## Task instructions
Among the entries below, find the line with "Generate a web", then quote it and each following line up to and including the line with "Serif', 'Times New", and nothing else.

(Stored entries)
+++++
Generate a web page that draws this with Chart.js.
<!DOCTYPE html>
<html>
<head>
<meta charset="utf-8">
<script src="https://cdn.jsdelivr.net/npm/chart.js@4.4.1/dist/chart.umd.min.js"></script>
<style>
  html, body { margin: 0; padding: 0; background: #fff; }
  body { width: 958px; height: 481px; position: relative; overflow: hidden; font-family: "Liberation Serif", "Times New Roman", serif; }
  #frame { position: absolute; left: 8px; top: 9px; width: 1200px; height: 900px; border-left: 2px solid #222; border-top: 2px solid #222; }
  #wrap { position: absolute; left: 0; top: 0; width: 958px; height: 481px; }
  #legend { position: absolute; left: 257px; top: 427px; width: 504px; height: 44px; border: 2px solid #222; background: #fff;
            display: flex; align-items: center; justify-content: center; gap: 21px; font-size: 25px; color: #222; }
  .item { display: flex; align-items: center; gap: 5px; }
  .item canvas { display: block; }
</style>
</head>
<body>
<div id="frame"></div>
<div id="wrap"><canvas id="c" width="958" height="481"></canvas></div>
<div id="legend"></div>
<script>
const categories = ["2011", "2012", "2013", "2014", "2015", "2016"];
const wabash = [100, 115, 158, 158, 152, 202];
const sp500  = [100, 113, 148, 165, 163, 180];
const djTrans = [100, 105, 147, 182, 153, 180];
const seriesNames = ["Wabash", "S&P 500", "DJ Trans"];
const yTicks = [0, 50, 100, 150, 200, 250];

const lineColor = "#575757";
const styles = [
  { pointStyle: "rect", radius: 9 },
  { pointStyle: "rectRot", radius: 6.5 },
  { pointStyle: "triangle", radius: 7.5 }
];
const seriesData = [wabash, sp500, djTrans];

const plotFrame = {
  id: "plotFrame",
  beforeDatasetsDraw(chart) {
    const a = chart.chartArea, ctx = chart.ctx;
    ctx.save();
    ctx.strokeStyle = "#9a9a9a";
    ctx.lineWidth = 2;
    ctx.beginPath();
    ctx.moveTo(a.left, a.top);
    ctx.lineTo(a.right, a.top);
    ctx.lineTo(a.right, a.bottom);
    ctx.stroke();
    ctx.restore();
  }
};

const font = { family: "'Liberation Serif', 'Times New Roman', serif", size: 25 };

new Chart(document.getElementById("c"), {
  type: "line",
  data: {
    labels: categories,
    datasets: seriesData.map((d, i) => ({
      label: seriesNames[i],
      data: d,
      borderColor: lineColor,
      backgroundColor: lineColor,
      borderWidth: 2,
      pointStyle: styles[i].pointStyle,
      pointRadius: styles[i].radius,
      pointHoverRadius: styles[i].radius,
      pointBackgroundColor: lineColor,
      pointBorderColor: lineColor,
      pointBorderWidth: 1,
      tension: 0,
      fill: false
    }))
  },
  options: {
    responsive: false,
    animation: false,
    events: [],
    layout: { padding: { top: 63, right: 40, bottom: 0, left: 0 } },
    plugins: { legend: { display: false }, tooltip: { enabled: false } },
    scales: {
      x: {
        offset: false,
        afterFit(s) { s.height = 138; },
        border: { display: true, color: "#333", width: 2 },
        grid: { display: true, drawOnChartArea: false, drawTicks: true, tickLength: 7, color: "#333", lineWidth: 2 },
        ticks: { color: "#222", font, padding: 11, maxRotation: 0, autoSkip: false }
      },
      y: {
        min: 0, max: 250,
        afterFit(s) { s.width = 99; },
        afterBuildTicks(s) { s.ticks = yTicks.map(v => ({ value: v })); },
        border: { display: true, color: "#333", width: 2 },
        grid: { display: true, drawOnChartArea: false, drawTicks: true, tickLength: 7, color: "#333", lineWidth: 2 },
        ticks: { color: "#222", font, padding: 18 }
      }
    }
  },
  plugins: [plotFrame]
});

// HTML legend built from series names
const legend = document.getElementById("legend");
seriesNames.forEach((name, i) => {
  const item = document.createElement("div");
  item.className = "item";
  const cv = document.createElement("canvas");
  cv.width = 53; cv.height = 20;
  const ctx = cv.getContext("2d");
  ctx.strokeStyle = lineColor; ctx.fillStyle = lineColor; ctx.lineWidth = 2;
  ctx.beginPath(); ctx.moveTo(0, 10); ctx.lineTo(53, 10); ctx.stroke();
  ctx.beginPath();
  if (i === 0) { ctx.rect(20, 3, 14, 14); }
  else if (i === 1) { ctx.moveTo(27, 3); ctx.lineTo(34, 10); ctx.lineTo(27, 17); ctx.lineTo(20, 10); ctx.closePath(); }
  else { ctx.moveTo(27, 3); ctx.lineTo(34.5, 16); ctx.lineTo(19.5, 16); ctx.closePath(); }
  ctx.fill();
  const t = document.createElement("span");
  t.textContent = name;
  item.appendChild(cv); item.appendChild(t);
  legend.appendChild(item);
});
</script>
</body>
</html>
+++++
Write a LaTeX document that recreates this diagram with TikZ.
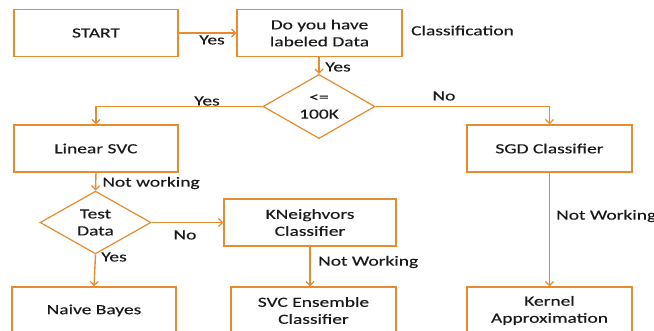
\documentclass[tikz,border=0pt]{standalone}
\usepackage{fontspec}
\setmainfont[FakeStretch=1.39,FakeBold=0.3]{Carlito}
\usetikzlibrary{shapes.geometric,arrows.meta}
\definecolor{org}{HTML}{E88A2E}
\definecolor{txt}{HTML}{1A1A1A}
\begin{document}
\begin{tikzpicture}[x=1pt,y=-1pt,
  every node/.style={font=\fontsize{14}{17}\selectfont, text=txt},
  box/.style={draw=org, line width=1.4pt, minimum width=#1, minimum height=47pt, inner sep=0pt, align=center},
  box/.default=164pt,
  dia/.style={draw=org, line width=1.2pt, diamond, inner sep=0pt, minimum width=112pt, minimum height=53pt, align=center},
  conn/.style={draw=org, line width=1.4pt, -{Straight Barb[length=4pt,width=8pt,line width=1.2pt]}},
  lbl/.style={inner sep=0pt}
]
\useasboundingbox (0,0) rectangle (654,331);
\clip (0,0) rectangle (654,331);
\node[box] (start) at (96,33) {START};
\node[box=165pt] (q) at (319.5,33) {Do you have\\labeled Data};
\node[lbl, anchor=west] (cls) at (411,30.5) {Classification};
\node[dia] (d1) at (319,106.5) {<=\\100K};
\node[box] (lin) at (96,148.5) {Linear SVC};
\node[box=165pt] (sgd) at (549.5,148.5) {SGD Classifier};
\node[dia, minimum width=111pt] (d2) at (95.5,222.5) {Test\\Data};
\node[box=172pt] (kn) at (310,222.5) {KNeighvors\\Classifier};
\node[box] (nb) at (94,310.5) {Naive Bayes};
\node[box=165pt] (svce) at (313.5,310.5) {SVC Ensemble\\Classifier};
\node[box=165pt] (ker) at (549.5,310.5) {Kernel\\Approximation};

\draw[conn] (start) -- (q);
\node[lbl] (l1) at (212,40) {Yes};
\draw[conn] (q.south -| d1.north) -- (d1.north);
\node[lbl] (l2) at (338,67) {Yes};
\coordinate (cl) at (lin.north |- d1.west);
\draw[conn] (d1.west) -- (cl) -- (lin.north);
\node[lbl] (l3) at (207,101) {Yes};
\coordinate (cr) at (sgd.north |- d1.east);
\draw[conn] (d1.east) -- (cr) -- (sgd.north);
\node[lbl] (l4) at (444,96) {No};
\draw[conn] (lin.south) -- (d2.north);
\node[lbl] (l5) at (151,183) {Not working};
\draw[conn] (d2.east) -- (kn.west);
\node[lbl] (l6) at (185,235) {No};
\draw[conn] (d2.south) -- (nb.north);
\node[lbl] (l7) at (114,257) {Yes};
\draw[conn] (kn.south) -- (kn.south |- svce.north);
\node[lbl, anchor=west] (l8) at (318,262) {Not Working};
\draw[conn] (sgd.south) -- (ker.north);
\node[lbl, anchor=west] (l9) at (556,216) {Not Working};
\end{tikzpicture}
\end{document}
+++++
## Answer to this problem
Generate a web page that draws this with Chart.js.
<!DOCTYPE html>
<html>
<head>
<meta charset="utf-8">
<script src="https://cdn.jsdelivr.net/npm/chart.js@4.4.1/dist/chart.umd.min.js"></script>
<style>
  html, body { margin: 0; padding: 0; background: #fff; }
  body { width: 958px; height: 481px; position: relative; overflow: hidden; font-family: "Liberation Serif", "Times New Roman", serif; }
  #frame { position: absolute; left: 8px; top: 9px; width: 1200px; height: 900px; border-left: 2px solid #222; border-top: 2px solid #222; }
  #wrap { position: absolute; left: 0; top: 0; width: 958px; height: 481px; }
  #legend { position: absolute; left: 257px; top: 427px; width: 504px; height: 44px; border: 2px solid #222; background: #fff;
            display: flex; align-items: center; justify-content: center; gap: 21px; font-size: 25px; color: #222; }
  .item { display: flex; align-items: center; gap: 5px; }
  .item canvas { display: block; }
</style>
</head>
<body>
<div id="frame"></div>
<div id="wrap"><canvas id="c" width="958" height="481"></canvas></div>
<div id="legend"></div>
<script>
const categories = ["2011", "2012", "2013", "2014", "2015", "2016"];
const wabash = [100, 115, 158, 158, 152, 202];
const sp500  = [100, 113, 148, 165, 163, 180];
const djTrans = [100, 105, 147, 182, 153, 180];
const seriesNames = ["Wabash", "S&P 500", "DJ Trans"];
const yTicks = [0, 50, 100, 150, 200, 250];

const lineColor = "#575757";
const styles = [
  { pointStyle: "rect", radius: 9 },
  { pointStyle: "rectRot", radius: 6.5 },
  { pointStyle: "triangle", radius: 7.5 }
];
const seriesData = [wabash, sp500, djTrans];

const plotFrame = {
  id: "plotFrame",
  beforeDatasetsDraw(chart) {
    const a = chart.chartArea, ctx = chart.ctx;
    ctx.save();
    ctx.strokeStyle = "#9a9a9a";
    ctx.lineWidth = 2;
    ctx.beginPath();
    ctx.moveTo(a.left, a.top);
    ctx.lineTo(a.right, a.top);
    ctx.lineTo(a.right, a.bottom);
    ctx.stroke();
    ctx.restore();
  }
};

const font = { family: "'Liberation Serif', 'Times New Roman', serif", size: 25 };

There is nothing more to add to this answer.